### EXERCISE GOAL:
Restate each line word for word. Leave out every picture.
───── GIVEN MATERIAL ─────
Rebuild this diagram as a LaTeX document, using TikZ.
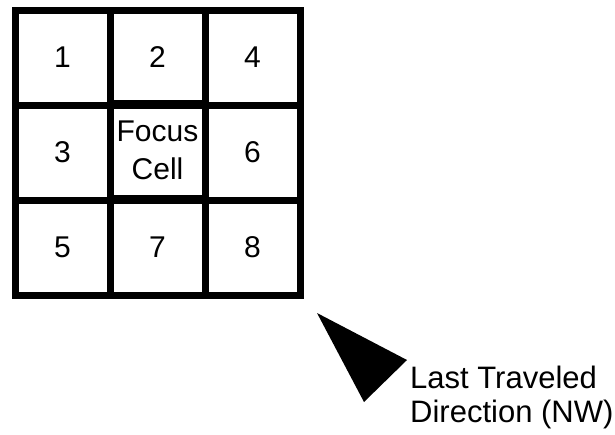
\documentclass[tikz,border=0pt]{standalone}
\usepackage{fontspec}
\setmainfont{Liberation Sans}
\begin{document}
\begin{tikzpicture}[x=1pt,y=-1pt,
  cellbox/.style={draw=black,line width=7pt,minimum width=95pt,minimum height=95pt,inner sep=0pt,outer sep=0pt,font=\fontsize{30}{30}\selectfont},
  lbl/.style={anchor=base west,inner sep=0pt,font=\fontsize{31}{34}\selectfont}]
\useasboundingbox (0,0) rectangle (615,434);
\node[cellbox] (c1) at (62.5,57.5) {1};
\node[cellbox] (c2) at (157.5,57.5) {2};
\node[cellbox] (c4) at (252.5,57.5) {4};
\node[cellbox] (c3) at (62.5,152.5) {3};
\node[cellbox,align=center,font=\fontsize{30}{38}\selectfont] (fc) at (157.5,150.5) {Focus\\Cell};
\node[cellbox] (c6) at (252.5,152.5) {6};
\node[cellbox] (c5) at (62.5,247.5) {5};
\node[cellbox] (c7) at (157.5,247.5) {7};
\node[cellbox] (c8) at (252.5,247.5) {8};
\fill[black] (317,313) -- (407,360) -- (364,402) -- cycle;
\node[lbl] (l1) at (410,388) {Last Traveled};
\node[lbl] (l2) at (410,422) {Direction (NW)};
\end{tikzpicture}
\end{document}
─────
### REPLY:
Rebuild this diagram as a LaTeX document, using TikZ.
\documentclass[tikz,border=0pt]{standalone}
\usepackage{fontspec}
\setmainfont{Liberation Sans}
\begin{document}
\begin{tikzpicture}[x=1pt,y=-1pt,
  cellbox/.style={draw=black,line width=7pt,minimum width=95pt,minimum height=95pt,inner sep=0pt,outer sep=0pt,font=\fontsize{30}{30}\selectfont},
  lbl/.style={anchor=base west,inner sep=0pt,font=\fontsize{31}{34}\selectfont}]
\useasboundingbox (0,0) rectangle (615,434);
\node[cellbox] (c1) at (62.5,57.5) {1};
\node[cellbox] (c2) at (157.5,57.5) {2};
\node[cellbox] (c4) at (252.5,57.5) {4};
\node[cellbox] (c3) at (62.5,152.5) {3};
\node[cellbox,align=center,font=\fontsize{30}{38}\selectfont] (fc) at (157.5,150.5) {Focus\\Cell};
\node[cellbox] (c6) at (252.5,152.5) {6};
\node[cellbox] (c5) at (62.5,247.5) {5};
\node[cellbox] (c7) at (157.5,247.5) {7};
\node[cellbox] (c8) at (252.5,247.5) {8};
\fill[black] (317,313) -- (407,360) -- (364,402) -- cycle;
\node[lbl] (l1) at (410,388) {Last Traveled};
\node[lbl] (l2) at (410,422) {Direction (NW)};
\end{tikzpicture}
\end{document}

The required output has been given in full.